## DATA EXTRACT
::::
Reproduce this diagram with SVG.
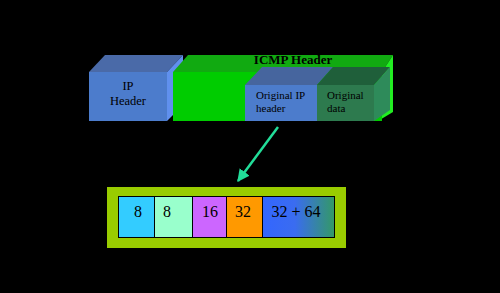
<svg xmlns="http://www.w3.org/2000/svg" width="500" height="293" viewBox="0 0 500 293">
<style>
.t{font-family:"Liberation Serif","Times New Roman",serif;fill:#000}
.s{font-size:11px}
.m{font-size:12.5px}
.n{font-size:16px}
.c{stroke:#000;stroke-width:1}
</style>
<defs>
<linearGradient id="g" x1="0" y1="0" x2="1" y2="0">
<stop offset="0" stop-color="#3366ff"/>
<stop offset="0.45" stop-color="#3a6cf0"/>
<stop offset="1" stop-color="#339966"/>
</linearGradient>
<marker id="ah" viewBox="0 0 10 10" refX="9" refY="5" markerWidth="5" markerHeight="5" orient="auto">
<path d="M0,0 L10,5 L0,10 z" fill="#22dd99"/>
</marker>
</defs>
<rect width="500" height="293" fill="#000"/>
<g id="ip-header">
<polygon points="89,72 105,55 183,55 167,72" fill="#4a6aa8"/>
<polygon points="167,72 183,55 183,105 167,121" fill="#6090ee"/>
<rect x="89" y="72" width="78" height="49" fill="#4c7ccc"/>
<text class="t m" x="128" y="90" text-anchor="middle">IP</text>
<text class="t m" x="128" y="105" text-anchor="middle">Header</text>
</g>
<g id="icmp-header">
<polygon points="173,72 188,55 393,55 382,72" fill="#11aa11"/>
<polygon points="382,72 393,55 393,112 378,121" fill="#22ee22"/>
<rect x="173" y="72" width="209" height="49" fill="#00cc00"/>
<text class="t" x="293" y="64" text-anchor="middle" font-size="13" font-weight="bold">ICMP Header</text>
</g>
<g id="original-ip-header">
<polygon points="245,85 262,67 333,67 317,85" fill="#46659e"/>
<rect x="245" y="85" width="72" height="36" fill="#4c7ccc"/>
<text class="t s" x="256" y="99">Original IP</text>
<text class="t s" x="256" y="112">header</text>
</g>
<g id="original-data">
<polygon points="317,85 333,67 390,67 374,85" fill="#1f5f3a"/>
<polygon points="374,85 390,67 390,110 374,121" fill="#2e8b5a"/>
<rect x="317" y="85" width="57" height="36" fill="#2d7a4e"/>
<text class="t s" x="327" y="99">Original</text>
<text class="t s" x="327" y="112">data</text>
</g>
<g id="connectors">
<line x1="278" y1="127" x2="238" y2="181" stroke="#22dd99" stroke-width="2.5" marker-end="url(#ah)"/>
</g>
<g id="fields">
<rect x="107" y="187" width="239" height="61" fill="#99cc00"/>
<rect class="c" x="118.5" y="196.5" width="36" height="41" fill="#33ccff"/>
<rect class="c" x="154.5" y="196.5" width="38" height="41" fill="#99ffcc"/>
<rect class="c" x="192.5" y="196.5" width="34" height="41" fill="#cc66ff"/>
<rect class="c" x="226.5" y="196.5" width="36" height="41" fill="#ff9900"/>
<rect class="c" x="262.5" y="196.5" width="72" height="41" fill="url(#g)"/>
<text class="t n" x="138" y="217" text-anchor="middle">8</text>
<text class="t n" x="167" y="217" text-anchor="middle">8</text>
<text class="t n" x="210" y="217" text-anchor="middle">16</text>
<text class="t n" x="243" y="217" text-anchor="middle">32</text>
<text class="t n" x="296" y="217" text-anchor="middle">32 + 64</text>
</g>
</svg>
::::
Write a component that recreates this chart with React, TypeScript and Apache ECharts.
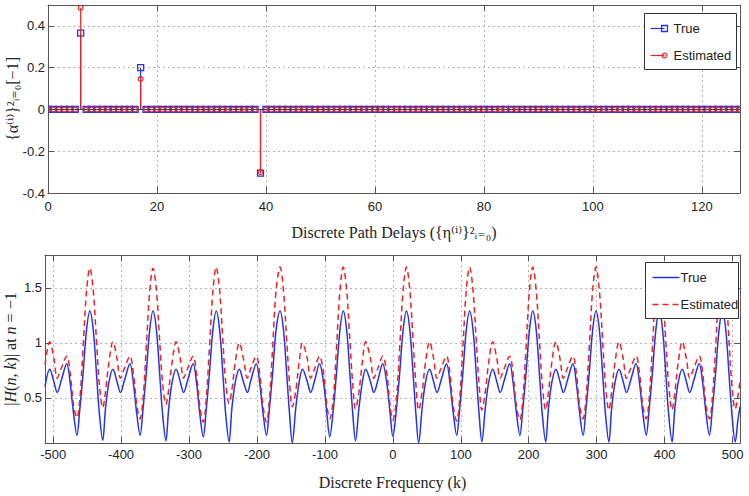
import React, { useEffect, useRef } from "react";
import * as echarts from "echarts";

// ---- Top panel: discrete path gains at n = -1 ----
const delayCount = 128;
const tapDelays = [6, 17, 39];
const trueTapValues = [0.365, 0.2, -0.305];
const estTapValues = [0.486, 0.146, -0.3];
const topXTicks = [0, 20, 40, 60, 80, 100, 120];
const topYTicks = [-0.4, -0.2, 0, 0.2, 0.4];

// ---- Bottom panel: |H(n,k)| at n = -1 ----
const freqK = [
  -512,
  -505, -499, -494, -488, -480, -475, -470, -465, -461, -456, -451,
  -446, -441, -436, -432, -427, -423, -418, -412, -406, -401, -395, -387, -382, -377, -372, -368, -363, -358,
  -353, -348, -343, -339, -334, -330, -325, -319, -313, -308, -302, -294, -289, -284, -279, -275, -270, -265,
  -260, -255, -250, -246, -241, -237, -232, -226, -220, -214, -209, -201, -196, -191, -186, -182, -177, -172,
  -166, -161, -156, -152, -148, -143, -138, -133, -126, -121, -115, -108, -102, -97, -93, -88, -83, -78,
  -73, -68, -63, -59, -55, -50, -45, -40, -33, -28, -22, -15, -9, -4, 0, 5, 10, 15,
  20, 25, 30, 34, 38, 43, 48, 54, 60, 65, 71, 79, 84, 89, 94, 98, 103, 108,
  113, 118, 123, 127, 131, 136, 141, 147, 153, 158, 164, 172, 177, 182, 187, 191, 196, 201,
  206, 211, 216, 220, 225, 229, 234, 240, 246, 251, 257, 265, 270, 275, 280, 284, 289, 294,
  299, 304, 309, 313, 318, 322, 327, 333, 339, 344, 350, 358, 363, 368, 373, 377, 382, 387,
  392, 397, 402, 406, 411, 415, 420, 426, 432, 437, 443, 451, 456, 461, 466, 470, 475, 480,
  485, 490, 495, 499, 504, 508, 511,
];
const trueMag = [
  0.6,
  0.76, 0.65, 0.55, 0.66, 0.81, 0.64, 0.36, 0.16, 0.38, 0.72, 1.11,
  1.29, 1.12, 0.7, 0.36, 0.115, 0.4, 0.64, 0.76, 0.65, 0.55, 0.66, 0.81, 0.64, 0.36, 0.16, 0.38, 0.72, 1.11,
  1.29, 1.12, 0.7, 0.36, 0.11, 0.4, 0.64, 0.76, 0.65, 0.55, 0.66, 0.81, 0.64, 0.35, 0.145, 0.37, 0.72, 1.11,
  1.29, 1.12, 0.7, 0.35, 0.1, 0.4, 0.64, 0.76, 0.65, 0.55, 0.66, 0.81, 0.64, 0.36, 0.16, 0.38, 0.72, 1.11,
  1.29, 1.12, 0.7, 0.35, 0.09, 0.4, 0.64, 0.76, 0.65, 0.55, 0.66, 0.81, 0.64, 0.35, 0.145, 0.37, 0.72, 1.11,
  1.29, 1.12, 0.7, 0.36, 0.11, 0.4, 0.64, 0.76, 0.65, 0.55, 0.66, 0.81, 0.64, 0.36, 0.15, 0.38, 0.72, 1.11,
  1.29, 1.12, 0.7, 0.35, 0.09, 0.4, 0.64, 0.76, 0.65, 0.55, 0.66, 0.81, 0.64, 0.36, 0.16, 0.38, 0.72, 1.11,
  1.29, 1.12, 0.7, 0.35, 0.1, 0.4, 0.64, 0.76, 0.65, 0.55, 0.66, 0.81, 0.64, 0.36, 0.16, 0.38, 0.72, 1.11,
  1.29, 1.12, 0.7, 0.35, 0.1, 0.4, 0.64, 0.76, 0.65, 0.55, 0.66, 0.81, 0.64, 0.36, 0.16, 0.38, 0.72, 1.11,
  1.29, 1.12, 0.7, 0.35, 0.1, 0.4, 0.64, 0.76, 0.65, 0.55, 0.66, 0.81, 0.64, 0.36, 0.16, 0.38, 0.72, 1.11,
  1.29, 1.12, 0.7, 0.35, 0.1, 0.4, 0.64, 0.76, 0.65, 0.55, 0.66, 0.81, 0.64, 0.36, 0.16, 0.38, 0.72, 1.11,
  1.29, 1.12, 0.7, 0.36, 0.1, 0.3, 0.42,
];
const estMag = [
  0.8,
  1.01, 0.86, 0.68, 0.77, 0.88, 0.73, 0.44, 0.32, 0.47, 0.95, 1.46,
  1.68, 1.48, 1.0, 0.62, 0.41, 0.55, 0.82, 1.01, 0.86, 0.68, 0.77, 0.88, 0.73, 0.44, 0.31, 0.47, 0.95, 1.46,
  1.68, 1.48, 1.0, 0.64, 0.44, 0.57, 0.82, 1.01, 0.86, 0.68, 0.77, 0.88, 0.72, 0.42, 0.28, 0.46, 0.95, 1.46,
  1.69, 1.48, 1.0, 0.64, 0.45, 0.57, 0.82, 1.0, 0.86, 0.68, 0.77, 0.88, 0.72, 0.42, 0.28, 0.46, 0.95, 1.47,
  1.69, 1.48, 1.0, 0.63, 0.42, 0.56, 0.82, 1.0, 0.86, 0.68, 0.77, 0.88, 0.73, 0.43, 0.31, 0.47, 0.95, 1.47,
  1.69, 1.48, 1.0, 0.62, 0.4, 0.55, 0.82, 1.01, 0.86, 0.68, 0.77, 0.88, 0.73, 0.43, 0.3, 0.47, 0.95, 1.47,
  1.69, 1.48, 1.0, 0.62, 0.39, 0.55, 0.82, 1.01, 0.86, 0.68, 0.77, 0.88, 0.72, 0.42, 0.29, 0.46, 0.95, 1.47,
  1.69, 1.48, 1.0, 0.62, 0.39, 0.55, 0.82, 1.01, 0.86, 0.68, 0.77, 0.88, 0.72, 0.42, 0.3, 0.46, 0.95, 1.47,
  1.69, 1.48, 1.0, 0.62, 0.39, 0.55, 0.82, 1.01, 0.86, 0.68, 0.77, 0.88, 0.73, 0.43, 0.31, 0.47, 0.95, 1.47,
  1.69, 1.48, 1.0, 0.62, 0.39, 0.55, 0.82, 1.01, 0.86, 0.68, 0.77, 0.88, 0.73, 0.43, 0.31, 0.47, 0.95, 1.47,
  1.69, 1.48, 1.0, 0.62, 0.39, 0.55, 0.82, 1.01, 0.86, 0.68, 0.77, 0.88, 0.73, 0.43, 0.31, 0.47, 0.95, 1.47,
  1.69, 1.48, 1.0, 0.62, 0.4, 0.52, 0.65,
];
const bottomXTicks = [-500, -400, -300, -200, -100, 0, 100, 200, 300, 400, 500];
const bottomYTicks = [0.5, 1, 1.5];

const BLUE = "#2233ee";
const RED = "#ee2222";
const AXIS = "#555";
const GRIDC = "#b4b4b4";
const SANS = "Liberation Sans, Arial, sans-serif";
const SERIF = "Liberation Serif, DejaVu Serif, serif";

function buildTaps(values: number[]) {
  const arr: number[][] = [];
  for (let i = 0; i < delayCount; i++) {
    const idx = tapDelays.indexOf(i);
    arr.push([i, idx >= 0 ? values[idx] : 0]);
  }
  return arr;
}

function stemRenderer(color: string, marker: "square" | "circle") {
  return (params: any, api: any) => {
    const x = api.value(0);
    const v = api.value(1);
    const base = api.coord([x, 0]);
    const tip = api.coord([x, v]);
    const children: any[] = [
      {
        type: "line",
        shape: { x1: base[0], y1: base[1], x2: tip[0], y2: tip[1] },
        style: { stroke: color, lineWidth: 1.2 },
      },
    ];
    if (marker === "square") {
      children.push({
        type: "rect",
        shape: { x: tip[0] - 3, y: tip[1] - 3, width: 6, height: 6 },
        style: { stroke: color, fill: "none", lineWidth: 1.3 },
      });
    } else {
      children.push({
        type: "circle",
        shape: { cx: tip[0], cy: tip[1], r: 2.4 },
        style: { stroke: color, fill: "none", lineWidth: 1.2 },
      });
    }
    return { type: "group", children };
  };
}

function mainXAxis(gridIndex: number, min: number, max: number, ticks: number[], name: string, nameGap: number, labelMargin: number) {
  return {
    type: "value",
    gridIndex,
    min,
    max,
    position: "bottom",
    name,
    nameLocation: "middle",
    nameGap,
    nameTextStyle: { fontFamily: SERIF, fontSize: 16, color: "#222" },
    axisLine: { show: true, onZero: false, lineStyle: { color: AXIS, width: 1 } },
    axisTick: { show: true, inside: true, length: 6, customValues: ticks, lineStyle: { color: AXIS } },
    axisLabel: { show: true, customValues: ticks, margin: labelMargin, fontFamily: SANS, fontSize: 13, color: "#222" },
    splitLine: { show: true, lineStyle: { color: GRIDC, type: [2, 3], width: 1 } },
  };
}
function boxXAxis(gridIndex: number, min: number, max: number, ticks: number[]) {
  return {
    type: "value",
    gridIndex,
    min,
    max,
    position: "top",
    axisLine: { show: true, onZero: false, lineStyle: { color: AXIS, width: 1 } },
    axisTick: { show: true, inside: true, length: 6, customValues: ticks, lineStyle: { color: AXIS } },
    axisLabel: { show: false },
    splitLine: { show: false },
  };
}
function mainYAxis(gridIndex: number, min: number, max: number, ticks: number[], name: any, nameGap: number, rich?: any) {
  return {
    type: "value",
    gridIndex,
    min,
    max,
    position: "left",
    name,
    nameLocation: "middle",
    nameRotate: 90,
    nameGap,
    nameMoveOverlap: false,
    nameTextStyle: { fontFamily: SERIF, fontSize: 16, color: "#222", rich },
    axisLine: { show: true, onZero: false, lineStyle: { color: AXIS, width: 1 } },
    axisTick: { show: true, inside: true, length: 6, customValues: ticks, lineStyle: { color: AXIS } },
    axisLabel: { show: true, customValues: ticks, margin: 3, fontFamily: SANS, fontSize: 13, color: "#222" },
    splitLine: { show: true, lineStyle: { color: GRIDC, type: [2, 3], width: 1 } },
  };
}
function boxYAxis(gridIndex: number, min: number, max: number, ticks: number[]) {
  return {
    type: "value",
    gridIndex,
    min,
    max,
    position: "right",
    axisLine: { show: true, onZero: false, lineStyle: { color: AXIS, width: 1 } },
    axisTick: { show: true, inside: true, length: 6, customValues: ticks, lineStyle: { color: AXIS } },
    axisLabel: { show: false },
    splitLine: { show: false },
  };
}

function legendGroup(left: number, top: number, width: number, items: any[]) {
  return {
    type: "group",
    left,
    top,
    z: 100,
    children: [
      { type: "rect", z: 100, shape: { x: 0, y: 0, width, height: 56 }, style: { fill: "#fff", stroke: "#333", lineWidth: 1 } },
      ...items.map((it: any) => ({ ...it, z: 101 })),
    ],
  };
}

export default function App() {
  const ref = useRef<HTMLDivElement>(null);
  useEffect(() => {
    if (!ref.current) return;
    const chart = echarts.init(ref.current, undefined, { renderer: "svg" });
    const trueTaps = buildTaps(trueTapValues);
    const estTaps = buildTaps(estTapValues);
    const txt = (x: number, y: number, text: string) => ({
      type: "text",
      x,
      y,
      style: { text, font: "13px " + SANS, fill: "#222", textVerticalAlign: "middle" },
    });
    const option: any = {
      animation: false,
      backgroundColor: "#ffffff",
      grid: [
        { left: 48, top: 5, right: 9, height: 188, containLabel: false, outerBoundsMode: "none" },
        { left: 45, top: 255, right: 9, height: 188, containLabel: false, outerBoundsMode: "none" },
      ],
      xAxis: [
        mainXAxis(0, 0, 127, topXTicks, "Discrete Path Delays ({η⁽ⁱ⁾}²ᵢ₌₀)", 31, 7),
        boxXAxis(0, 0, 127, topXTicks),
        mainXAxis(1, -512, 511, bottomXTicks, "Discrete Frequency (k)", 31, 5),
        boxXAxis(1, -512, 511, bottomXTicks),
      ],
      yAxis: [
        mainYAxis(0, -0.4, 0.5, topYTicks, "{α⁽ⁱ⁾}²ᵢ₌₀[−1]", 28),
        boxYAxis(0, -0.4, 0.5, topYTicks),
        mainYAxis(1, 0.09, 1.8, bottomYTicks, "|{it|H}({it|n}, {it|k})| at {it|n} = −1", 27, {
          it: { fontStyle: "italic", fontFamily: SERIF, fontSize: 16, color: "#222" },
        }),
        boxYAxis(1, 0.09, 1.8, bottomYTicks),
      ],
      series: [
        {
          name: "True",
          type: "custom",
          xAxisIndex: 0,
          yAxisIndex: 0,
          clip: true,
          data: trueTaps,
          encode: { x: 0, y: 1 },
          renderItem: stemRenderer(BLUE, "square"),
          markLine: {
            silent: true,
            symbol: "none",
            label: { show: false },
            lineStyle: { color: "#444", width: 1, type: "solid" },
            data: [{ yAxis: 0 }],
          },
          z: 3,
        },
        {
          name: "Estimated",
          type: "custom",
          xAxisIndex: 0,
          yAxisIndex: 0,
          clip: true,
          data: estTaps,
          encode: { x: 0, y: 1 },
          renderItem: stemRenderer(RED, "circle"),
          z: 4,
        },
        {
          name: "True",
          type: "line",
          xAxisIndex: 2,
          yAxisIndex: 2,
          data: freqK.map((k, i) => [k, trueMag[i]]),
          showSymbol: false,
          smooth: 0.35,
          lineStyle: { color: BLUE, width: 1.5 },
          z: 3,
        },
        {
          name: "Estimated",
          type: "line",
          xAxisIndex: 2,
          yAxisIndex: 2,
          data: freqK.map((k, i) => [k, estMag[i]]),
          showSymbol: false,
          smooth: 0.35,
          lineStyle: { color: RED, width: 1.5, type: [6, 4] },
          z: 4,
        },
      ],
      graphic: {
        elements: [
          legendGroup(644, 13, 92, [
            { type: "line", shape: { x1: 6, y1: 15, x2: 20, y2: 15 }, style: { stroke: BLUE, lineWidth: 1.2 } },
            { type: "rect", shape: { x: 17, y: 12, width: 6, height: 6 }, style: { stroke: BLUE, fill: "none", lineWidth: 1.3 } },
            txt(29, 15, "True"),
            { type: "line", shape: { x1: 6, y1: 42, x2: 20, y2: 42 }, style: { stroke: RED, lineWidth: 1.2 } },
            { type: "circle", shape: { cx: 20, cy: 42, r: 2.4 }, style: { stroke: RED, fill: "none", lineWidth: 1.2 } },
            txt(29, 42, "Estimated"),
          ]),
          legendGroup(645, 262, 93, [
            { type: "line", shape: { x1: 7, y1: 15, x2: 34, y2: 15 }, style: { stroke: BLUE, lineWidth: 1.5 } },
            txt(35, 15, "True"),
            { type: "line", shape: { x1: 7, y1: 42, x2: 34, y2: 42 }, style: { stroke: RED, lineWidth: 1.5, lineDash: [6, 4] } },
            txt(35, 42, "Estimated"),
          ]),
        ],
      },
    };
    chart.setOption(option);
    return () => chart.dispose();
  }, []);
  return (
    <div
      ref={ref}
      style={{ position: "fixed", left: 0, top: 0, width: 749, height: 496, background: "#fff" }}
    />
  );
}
::::
## WRITTEN EXERCISE
Return from the data every line that holds "with".

## ANSWER TO THE TASK
Reproduce this diagram with SVG.
Write a component that recreates this chart with React, TypeScript and Apache ECharts.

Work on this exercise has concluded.